Из детской и подростковой литературы мне врезалось в память два ярких образа. В «Старике Хоттабыче» мальчик Вова, наказанный за грубость, может лишь гавкать. Он сам страдает, хочет сказать «Помогите», а вместо этого рявкает. Плачет и рявкает, рявкает и плачет. В «Мастере и Маргарите» целое учреждение поёт хором. Хотя бы с интервалами, зато многие.
Если бы улица корчилась безъязыкая (Маяковский)! Она рявкает и поёт хором… Некоторые понимают, что не говорят, а тявкают, другие не понимают. Самое кошмарное — когда люди, призванные говорит, тявкают. Именно такова судьба культурных людей, превратившихся в культурологов. Они начинали, чтобы говорить о жизни, о любви, а смысле, но в какой-то момент заклинило, закоротило, и они про культуру, про то, как повязывали платки в Урюпинске в первой трети второго тысячелетия. Да, люди в ужасе отшатнулись от идеологий, породивших тоталитаризм, и, отшатнувшись, оказались в плену блошиного рынка. Душепользительный эскапизм. Только идеологии не виноваты, не идеологии порождают рабство и войны. Был взрыв интереса к тому, «как» — как говорит (а не что), как одеваются, как чихают, как пьют. Надеялись, что, изучая «как», отыщут правду, которую скрывают романы и философские трактаты. Прямо-таки в подсознание заберутся, изучая форму булавок, и этим спасут людей. Нет, не спасли, просто превратили культуру в комод с побрякушками. Может, сами бы и хотели что-то сказать высокое, правдивое, умное, но вместо этого тявкают и поют хором. Плачут, но поют, рыдают, но тявкают, потому что уже сделали себе колею и с каждым новым кругом карусели колея всё глубже.
Наверное, динозавры вымерли от этой же болезни — мелкотёмного эскапизма.

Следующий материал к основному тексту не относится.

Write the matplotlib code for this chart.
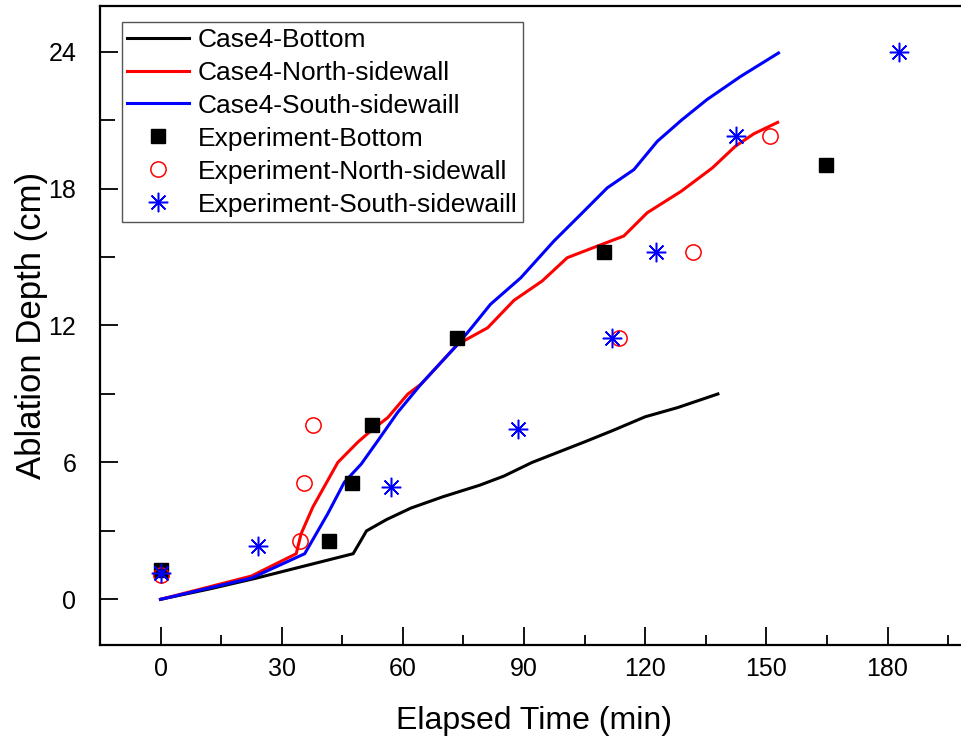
import matplotlib
matplotlib.use("Agg")
import matplotlib.pyplot as plt
from matplotlib.ticker import MultipleLocator

plt.rcParams['font.family'] = ['Liberation Sans', 'DejaVu Sans']

# Simulated ablation depth, Case 4
bottom_t = [0, 12, 23.5, 47.7, 51, 56, 62, 70, 79, 85, 92, 105, 112, 120, 128, 138]
bottom_d = [0, 0.45, 0.92, 2.0, 3.0, 3.5, 4.0, 4.5, 5.0, 5.4, 6.0, 6.9, 7.4, 8.0, 8.4, 9.0]

north_t = [0, 22.5, 33.6, 34.8, 37.7, 43.9, 48.8, 52.1, 56.3, 61.2, 64.5, 73.6, 81.0,
           87.5, 94.5, 100.7, 107, 114.7, 120.5, 128.9, 136.6, 142.3, 146.9, 152.8]
north_d = [0, 1.02, 2.0, 2.87, 4.04, 6.0, 6.88, 7.39, 7.97, 8.99, 9.43, 11.18, 11.9,
           13.1, 13.95, 14.97, 15.4, 15.92, 16.94, 17.88, 18.9, 19.85, 20.4, 20.9]

south_t = [0, 22.5, 35.7, 41.4, 45.5, 49.7, 53.8, 58.7, 64.5, 73.6, 77, 81.7, 89.2,
           97.4, 104, 110.6, 117.2, 123, 129, 135.3, 143.6, 153]
south_d = [0, 0.93, 2.0, 3.75, 5.13, 5.93, 6.95, 8.19, 9.43, 11.18, 11.9, 12.93, 14.09,
           15.7, 16.86, 18.03, 18.83, 20.07, 21.0, 21.9, 22.91, 23.94]

# Measured ablation depth
exp_bottom_t = [0, 41.7, 47.4, 52.3, 73.4, 109.8, 164.8]
exp_bottom_d = [1.27, 2.54, 5.08, 7.62, 11.43, 15.24, 19.05]

exp_north_t = [0, 34.6, 35.4, 37.8, 113.5, 131.8, 151.0]
exp_north_d = [1.05, 2.54, 5.08, 7.62, 11.43, 15.24, 20.32]

exp_south_t = [0, 24.1, 57.1, 88.4, 111.9, 122.6, 142.6, 182.9]
exp_south_d = [1.14, 2.33, 4.94, 7.46, 11.43, 15.24, 20.32, 24.0]

fig = plt.figure(figsize=(9.61, 7.40), dpi=100)
ax = fig.add_axes([0.104, 0.1284, 0.9036, 0.8635])

lw = 2.2
ax.plot(bottom_t, bottom_d, color='black', lw=lw, label='Case4-Bottom')
ax.plot(north_t, north_d, color='red', lw=lw, label='Case4-North-sidewall')
ax.plot(south_t, south_d, color='blue', lw=lw, label='Case4-South-sidewaill')

ax.plot(exp_bottom_t, exp_bottom_d, ls='none', marker='s', ms=10, color='black',
        label='Experiment-Bottom')
ax.plot(exp_north_t, exp_north_d, ls='none', marker='o', ms=11, mfc='none', mec='red',
        mew=1.1, label='Experiment-North-sidewall')
ax.plot(exp_south_t, exp_south_d, ls='none', marker=(8, 2, 0), ms=14, color='blue',
        mew=1.1, label='Experiment-South-sidewaill')

ax.set_xlim(-15, 200)
ax.set_ylim(-2, 26)
ax.xaxis.set_major_locator(MultipleLocator(30))
ax.xaxis.set_minor_locator(MultipleLocator(15))
ax.yaxis.set_major_locator(MultipleLocator(6))
ax.yaxis.set_minor_locator(MultipleLocator(3))

ax.tick_params(which='both', direction='in', top=False, right=False,
               labelsize=18, width=1.3)
ax.tick_params(axis='x', which='both', pad=9)
ax.tick_params(axis='y', which='both', pad=17)
ax.tick_params(axis='x', which='major', length=13)
ax.tick_params(axis='x', which='minor', length=7)
ax.tick_params(axis='y', which='major', length=13)
ax.tick_params(axis='y', which='minor', length=11)

for s in ax.spines.values():
    s.set_linewidth(1.6)
ax.spines['right'].set_visible(False)

ax.set_xlabel('Elapsed Time (min)', fontsize=23, labelpad=18)
ax.set_ylabel('Ablation Depth (cm)', fontsize=25, labelpad=0)

leg = ax.legend(loc='upper left', bbox_to_anchor=(0.025, 0.975), fontsize=19,
                frameon=True, fancybox=False, edgecolor='#555555', framealpha=1,
                handlelength=2.35, handletextpad=0.3, labelspacing=0.34,
                borderpad=0.22, borderaxespad=0)
leg.get_frame().set_linewidth(1.0)

fig.savefig('out.png', dpi=100)
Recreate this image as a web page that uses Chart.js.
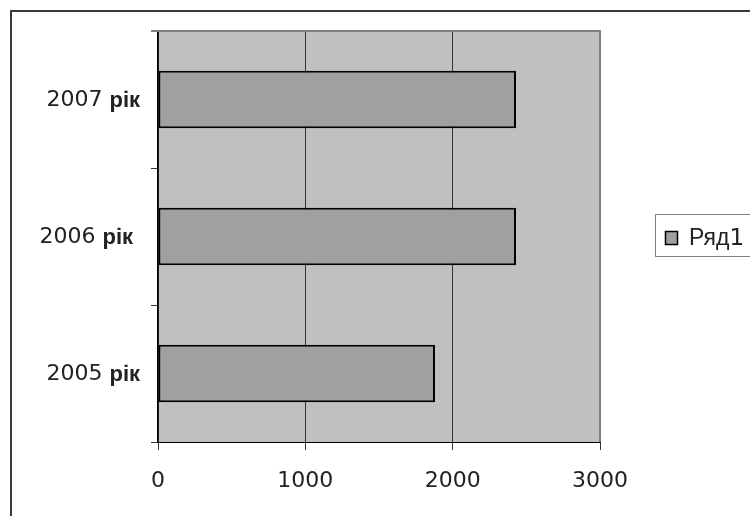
<!DOCTYPE html>
<html>
<head>
<meta charset="utf-8">
<script src="https://cdn.jsdelivr.net/npm/chart.js@4/dist/chart.umd.min.js"></script>
<style>
  html, body { margin: 0; padding: 0; background: #fff; }
  #wrap { width: 750px; height: 516px; position: relative; }
</style>
</head>
<body>
<div id="wrap"><canvas id="c" width="750" height="516"></canvas></div>
<script>
// Output by year
const categories = ['2007 рік', '2006 рік ', '2005 рік'];
const seriesName = 'Ряд1';
const values = [2430, 2430, 1880];
const xTicks = [0, 1000, 2000, 3000];

const plotBg = '#C0C0C0';
const barFill = '#A0A0A0';
const numFont = "'DejaVu Sans'";
const wordFont = "'Liberation Sans'";
const textColor = '#222';

// Plot backdrop, outer frame, plot edges, mixed-font labels and legend box
const decorations = {
  id: 'decorations',
  beforeDraw(chart) {
    const { ctx, chartArea: a } = chart;
    ctx.save();
    ctx.fillStyle = plotBg;
    ctx.fillRect(a.left, a.top, a.right - a.left, a.bottom - a.top);
    // frame around the whole drawing
    ctx.strokeStyle = '#3a3a3a';
    ctx.lineWidth = 2;
    ctx.beginPath();
    ctx.moveTo(11, 516);
    ctx.lineTo(11, 11);
    ctx.lineTo(750, 11);
    ctx.stroke();
    ctx.restore();
  },
  afterDraw(chart) {
    const { ctx, chartArea: a } = chart;
    const yScale = chart.scales.y;
    ctx.save();
    // top and right edges of the plot
    ctx.strokeStyle = '#808080';
    ctx.lineWidth = 2;
    ctx.beginPath();
    ctx.moveTo(a.left - 7, a.top);
    ctx.lineTo(a.right, a.top);
    ctx.lineTo(a.right, a.bottom);
    ctx.stroke();

    // category labels: year in one face, word in another
    ctx.fillStyle = textColor;
    ctx.textBaseline = 'middle';
    const rightEdge = 140;
    const numCss = '22px ' + numFont;
    const wordCss = 'bold 22px ' + wordFont;
    categories.forEach((label, i) => {
      const y = yScale.getPixelForValue(i);
      const trimmed = label.replace(/\s+$/, '');
      const trailing = label.length - trimmed.length;
      const sp = trimmed.lastIndexOf(' ');
      const num = trimmed.slice(0, sp + 1);
      const word = trimmed.slice(sp + 1);
      ctx.font = numCss;
      const trailW = ctx.measureText(' '.repeat(trailing)).width;
      const numW = ctx.measureText(num).width;
      ctx.font = wordCss;
      const wordW = ctx.measureText(word).width;
      const end = rightEdge - trailW;
      const start = end - wordW - numW;
      ctx.font = numCss;
      ctx.textAlign = 'left';
      ctx.fillText(num, start, y + 1);
      ctx.font = wordCss;
      ctx.fillText(word, start + numW, y + 1);
    });

    // legend
    ctx.strokeStyle = '#808080';
    ctx.lineWidth = 1;
    ctx.strokeRect(655.5, 214.5, 120, 42);
    ctx.fillStyle = barFill;
    ctx.fillRect(665.5, 231.5, 12, 13);
    ctx.strokeStyle = '#000';
    ctx.lineWidth = 1.5;
    ctx.strokeRect(665.5, 231.5, 12, 13);
    ctx.fillStyle = textColor;
    ctx.textBaseline = 'alphabetic';
    const m = seriesName.match(/^(\D*)(\d*)$/);
    ctx.font = '23px ' + wordFont;
    ctx.fillText(m[1], 689, 245);
    const w1 = ctx.measureText(m[1]).width;
    ctx.font = '23px ' + numFont;
    ctx.fillText(m[2], 689 + w1, 245);
    ctx.restore();
  }
};

new Chart(document.getElementById('c'), {
  type: 'bar',
  data: {
    labels: categories,
    datasets: [{
      label: seriesName,
      data: values,
      backgroundColor: barFill,
      borderColor: '#000',
      borderWidth: 2,
      borderSkipped: false,
      categoryPercentage: 1,
      barPercentage: 0.42
    }]
  },
  options: {
    indexAxis: 'y',
    responsive: false,
    animation: false,
    devicePixelRatio: 1,
    layout: { padding: { top: 31, right: 150, left: 0, bottom: 0 } },
    plugins: { legend: { display: false }, tooltip: { enabled: false } },
    scales: {
      x: {
        min: xTicks[0],
        max: xTicks[xTicks.length - 1],
        afterBuildTicks(scale) { scale.ticks = xTicks.map(v => ({ value: v })); },
        afterFit(scale) { scale.height = 74; },
        grid: {
          color: ctx => (ctx.tick && ctx.tick.value === xTicks[xTicks.length - 1]) ? '#808080' : '#333',
          lineWidth: 1,
          drawTicks: true,
          tickLength: 8,
          tickColor: '#333'
        },
        border: { display: true, color: '#000', width: 1 },
        ticks: {
          font: { family: numFont, size: 22 },
          color: textColor,
          padding: 18,
          maxRotation: 0,
          callback: v => String(v)
        }
      },
      y: {
        afterFit(scale) { scale.width = 158; },
        grid: {
          offset: true,
          drawOnChartArea: false,
          drawTicks: true,
          tickLength: 7,
          tickColor: '#333'
        },
        border: { display: true, color: '#000', width: 1.5 },
        ticks: { display: false }
      }
    }
  },
  plugins: [decorations]
});
</script>
</body>
</html>
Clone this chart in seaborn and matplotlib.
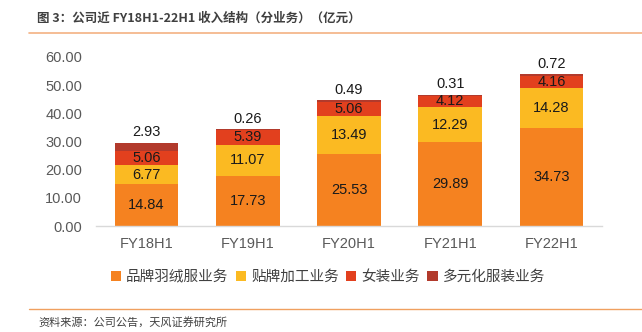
import matplotlib
matplotlib.use("Agg")
import matplotlib.pyplot as plt
import seaborn as sns
import pandas as pd
import numpy as np
from matplotlib.patches import Patch
from matplotlib.lines import Line2D

categories = ["FY18H1", "FY19H1", "FY20H1", "FY21H1", "FY22H1"]
brand_down = [14.84, 17.73, 25.53, 29.89, 34.73]
oem = [6.77, 11.07, 13.49, 12.29, 14.28]
womens = [5.06, 5.39, 5.06, 4.12, 4.16]
diversified = [2.93, 0.26, 0.49, 0.31, 0.72]
series_names = ["品牌羽绒服业务", "贴牌加工业务", "女装业务", "多元化服装业务"]
colors = ["#F58220", "#FBBA22", "#E2401E", "#B23A2C"]
yticks = [0, 10, 20, 30, 40, 50, 60]

sns.set_theme(style="white")
plt.rcParams["font.family"] = ["Liberation Sans", "Noto Sans CJK SC", "DejaVu Sans"]

series = [brand_down, oem, womens, diversified]
df = pd.DataFrame({"cat": categories})
cum = np.zeros(len(categories))
cums = []
for s in series:
    cum = cum + np.array(s)
    cums.append(cum.copy())
for i, c in enumerate(cums):
    df[f"c{i}"] = c

fig = plt.figure(figsize=(6.42, 3.32), dpi=100)
ax = fig.add_axes([96/642, 1-226/332, (602-96)/642, (226-57)/332])

for i in reversed(range(4)):
    sns.barplot(data=df, x="cat", y=f"c{i}", color=colors[i], width=0.63,
                saturation=1, ax=ax, linewidth=0, order=categories)

ax.set_ylim(0, 60)
ax.set_xlim(-0.5, 4.5)
ax.set_yticks(yticks)
ax.set_yticklabels([f"{v:.2f}" for v in yticks], color="#595959", fontsize=10.5)
ax.tick_params(axis="x", colors="#595959", labelsize=10.5, pad=8, length=0)
ax.tick_params(axis="y", length=0, pad=10)
ax.set_xlabel("")
ax.set_ylabel("")
for sp in ["top", "right", "left"]:
    ax.spines[sp].set_visible(False)
ax.spines["bottom"].set_color("#D9D9D9")
ax.spines["bottom"].set_linewidth(1)

for j in range(len(categories)):
    bottom = 0
    for i in range(3):
        v = series[i][j]
        ax.text(j, bottom + v / 2, f"{v:.2f}", ha="center", va="center",
                fontsize=10.5, color="#1a1a1a")
        bottom += v
    ax.text(j, cums[3][j] + 1.2, f"{diversified[j]:.2f}", ha="center", va="bottom",
            fontsize=10.5, color="#1a1a1a")

handles = [Patch(facecolor=colors[i], edgecolor="none") for i in range(4)]
fig.legend(handles, series_names, loc="center", bbox_to_anchor=(328/642, 1-277/332),
           ncol=4, frameon=False, fontsize=10.5, handlelength=0.7, handleheight=0.7,
           handletextpad=0.35, columnspacing=0.5,
           prop={"family": ["Noto Sans CJK SC"], "size": 10.5})
leg = fig.legends[0]
for t in leg.get_texts():
    t.set_color("#404040")

fig.text(37/642, 1-18/332, "图 3：公司近 FY18H1-22H1 收入结构（分业务）（亿元）",
         ha="left", va="center", fontsize=9, fontweight="bold", color="#404040",
         family=["Noto Sans CJK SC"])
fig.add_artist(Line2D([29/642, 1.0], [1-33/332, 1-33/332], color="#F4B183", lw=1.2,
                      transform=fig.transFigure))
fig.add_artist(Line2D([29/642, 1.0], [1-309/332, 1-309/332], color="#F0A060", lw=1.0,
                      transform=fig.transFigure))
fig.text(38/642, 1-322/332, "资料来源：公司公告，天风证券研究所", ha="left", va="center",
         fontsize=8, color="#404040", family=["Noto Sans CJK SC"])

fig.savefig("out.png", dpi=100)
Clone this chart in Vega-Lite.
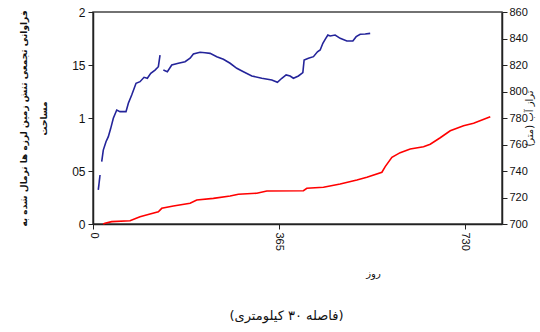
{
  "$schema": "https://vega.github.io/schema/vega-lite/v6.json",
  "autosize": "none",
  "width": 409,
  "height": 212,
  "padding": {"left": 93, "top": 12, "right": 38, "bottom": 108},
  "background": "white",
  "config": {
    "view": {"stroke": "#444", "strokeWidth": 1.5},
    "axis": {"grid": false, "domainColor": "#222", "tickColor": "#222", "labelColor": "#111", "titleColor": "#111", "labelFont": "Liberation Sans", "domainWidth": 1.5, "tickWidth": 1}
  },
  "title": {
    "text": "(فاصله ۳۰ کیلومتری)",
    "orient": "bottom",
    "anchor": "middle",
    "frame": "group",
    "dx": -11,
    "offset": 32,
    "font": "DejaVu Sans",
    "fontSize": 13,
    "fontWeight": "normal",
    "color": "#111"
  },
  "datasets": {
    "level": [
      {"day": 10.4, "v": 725.7, "seg": "a"},
      {"day": 13.8, "v": 737.0, "seg": "a"},
      {"day": 17.1, "v": 747.0, "seg": "b"},
      {"day": 20.2, "v": 755.8, "seg": "b"},
      {"day": 25.5, "v": 762.1, "seg": "b"},
      {"day": 30.1, "v": 765.9, "seg": "b"},
      {"day": 34.8, "v": 772.2, "seg": "b"},
      {"day": 39.9, "v": 779.8, "seg": "b"},
      {"day": 46.6, "v": 786.0, "seg": "b"},
      {"day": 53.0, "v": 784.8, "seg": "b"},
      {"day": 64.8, "v": 784.8, "seg": "b"},
      {"day": 69.4, "v": 791.1, "seg": "b"},
      {"day": 76.0, "v": 797.4, "seg": "b"},
      {"day": 84.5, "v": 806.2, "seg": "b"},
      {"day": 92.3, "v": 807.4, "seg": "b"},
      {"day": 100.2, "v": 810.7, "seg": "b"},
      {"day": 106.7, "v": 810.0, "seg": "b"},
      {"day": 113.4, "v": 813.7, "seg": "b"},
      {"day": 121.8, "v": 816.2, "seg": "b"},
      {"day": 128.3, "v": 818.7, "seg": "b"},
      {"day": 131.6, "v": 827.5, "seg": "b"},
      {"day": 138.1, "v": 816.2, "seg": "c"},
      {"day": 146.0, "v": 814.9, "seg": "c"},
      {"day": 154.6, "v": 820.0, "seg": "c"},
      {"day": 167.6, "v": 821.3, "seg": "c"},
      {"day": 180.7, "v": 822.5, "seg": "c"},
      {"day": 190.6, "v": 825.1, "seg": "c"},
      {"day": 197.1, "v": 828.3, "seg": "c"},
      {"day": 210.2, "v": 829.6, "seg": "c"},
      {"day": 220.0, "v": 829.3, "seg": "c"},
      {"day": 229.9, "v": 828.8, "seg": "c"},
      {"day": 243.0, "v": 826.3, "seg": "c"},
      {"day": 256.0, "v": 824.3, "seg": "c"},
      {"day": 269.2, "v": 821.3, "seg": "c"},
      {"day": 282.3, "v": 817.5, "seg": "c"},
      {"day": 295.3, "v": 814.9, "seg": "c"},
      {"day": 311.8, "v": 811.7, "seg": "c"},
      {"day": 331.4, "v": 810.0, "seg": "c"},
      {"day": 351.1, "v": 808.7, "seg": "c"},
      {"day": 362.1, "v": 806.9, "seg": "c"},
      {"day": 370.7, "v": 810.0, "seg": "c"},
      {"day": 379.2, "v": 812.5, "seg": "c"},
      {"day": 387.0, "v": 811.7, "seg": "c"},
      {"day": 393.5, "v": 810.0, "seg": "c"},
      {"day": 403.3, "v": 811.7, "seg": "c"},
      {"day": 412.0, "v": 814.2, "seg": "c"},
      {"day": 414.5, "v": 823.8, "seg": "c"},
      {"day": 423.0, "v": 825.1, "seg": "c"},
      {"day": 432.8, "v": 826.3, "seg": "c"},
      {"day": 440.7, "v": 830.0, "seg": "c"},
      {"day": 446.0, "v": 831.3, "seg": "c"},
      {"day": 451.3, "v": 836.4, "seg": "c"},
      {"day": 455.8, "v": 839.4, "seg": "c"},
      {"day": 461.1, "v": 842.6, "seg": "c"},
      {"day": 465.6, "v": 841.9, "seg": "c"},
      {"day": 475.4, "v": 842.6, "seg": "c"},
      {"day": 485.3, "v": 840.1, "seg": "c"},
      {"day": 498.4, "v": 838.1, "seg": "c"},
      {"day": 510.2, "v": 838.1, "seg": "c"},
      {"day": 516.7, "v": 841.4, "seg": "c"},
      {"day": 524.6, "v": 843.2, "seg": "c"},
      {"day": 534.4, "v": 843.4, "seg": "c"},
      {"day": 544.2, "v": 843.9, "seg": "c"}
    ],
    "cum": [
      {"day": 20.0, "c": 0.0},
      {"day": 23.6, "c": 0.007},
      {"day": 36.7, "c": 0.022},
      {"day": 72.7, "c": 0.031},
      {"day": 92.3, "c": 0.069},
      {"day": 112.0, "c": 0.094},
      {"day": 128.3, "c": 0.116},
      {"day": 135.0, "c": 0.148},
      {"day": 157.8, "c": 0.170},
      {"day": 190.6, "c": 0.195},
      {"day": 203.7, "c": 0.226},
      {"day": 236.3, "c": 0.242},
      {"day": 269.2, "c": 0.264},
      {"day": 285.5, "c": 0.280},
      {"day": 321.6, "c": 0.290},
      {"day": 341.3, "c": 0.311},
      {"day": 413.2, "c": 0.314},
      {"day": 419.8, "c": 0.337},
      {"day": 452.5, "c": 0.346},
      {"day": 485.3, "c": 0.377},
      {"day": 518.1, "c": 0.415},
      {"day": 537.7, "c": 0.441},
      {"day": 567.2, "c": 0.488},
      {"day": 573.7, "c": 0.541},
      {"day": 586.8, "c": 0.629},
      {"day": 603.1, "c": 0.673},
      {"day": 622.8, "c": 0.708},
      {"day": 648.9, "c": 0.729},
      {"day": 662.1, "c": 0.752},
      {"day": 681.7, "c": 0.814},
      {"day": 701.4, "c": 0.880},
      {"day": 727.5, "c": 0.927},
      {"day": 747.2, "c": 0.950},
      {"day": 780.0, "c": 1.012}
    ]
  },
  "layer": [
    {
      "data": {"name": "cum"},
      "mark": {"type": "line", "color": "#ff0000", "strokeWidth": 1.6},
      "encoding": {
        "x": {
          "field": "day", "type": "quantitative",
          "scale": {"domain": [0, 803], "nice": false},
          "axis": {"values": [0, 365, 730], "labelAngle": 90, "labelAlign": "left", "labelBaseline": "middle", "labelFontSize": 11, "tickSize": 5, "labelPadding": 3,
                   "title": "روز", "titleFont": "DejaVu Sans", "titleFontSize": 10, "titleFontWeight": "normal", "titleX": 280, "titleY": 44, "titleAnchor": "middle"}
        },
        "y": {
          "field": "c", "type": "quantitative",
          "scale": {"domain": [0, 2], "nice": false},
          "axis": {"values": [0, 0.5, 1, 1.5, 2], "labelExpr": "replace(format(datum.value, '.1~f'), '.', '')", "labelFontSize": 12, "tickSize": 5, "labelPadding": 3,
                   "title": ["فراوانی تجمعی تنش زمین لرزه ها نرمال شده به", "مساحت"],
                   "titleFont": "DejaVu Sans", "titleFontSize": 9, "titleFontWeight": "bold", "titleAngle": -90, "titleLineHeight": 20, "titleX": -70, "titleY": 106, "titleAlign": "center", "titleBaseline": "middle"}
        }
      }
    },
    {
      "data": {"name": "level"},
      "mark": {"type": "line", "color": "#24249a", "strokeWidth": 1.6},
      "encoding": {
        "x": {"field": "day", "type": "quantitative"},
        "detail": {"field": "seg"},
        "y": {
          "field": "v", "type": "quantitative",
          "scale": {"domain": [700, 860], "nice": false},
          "axis": {"orient": "right", "values": [700, 720, 740, 760, 780, 800, 820, 840, 860], "labelFontSize": 11, "tickSize": 5, "labelPadding": 2,
                   "title": "تراز آب (متر)", "titleFont": "DejaVu Sans", "titleFontSize": 10, "titleFontWeight": "normal", "titleAngle": -90, "titleX": 27, "titleY": 106, "titleAlign": "center", "titleBaseline": "middle"}
        }
      }
    }
  ],
  "resolve": {"scale": {"y": "independent"}}
}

В религии такое тоже бывает, и в науке, но в культуре по определению особенно разителен перепад между идеалом и его опошлением.
Бегство в культуру, культуроцентризм, игра в бисер, — всё это коммуникационная болезнь, короткое замыкание коммуникации, тем более страшное, что культура по определению есть коммуникация.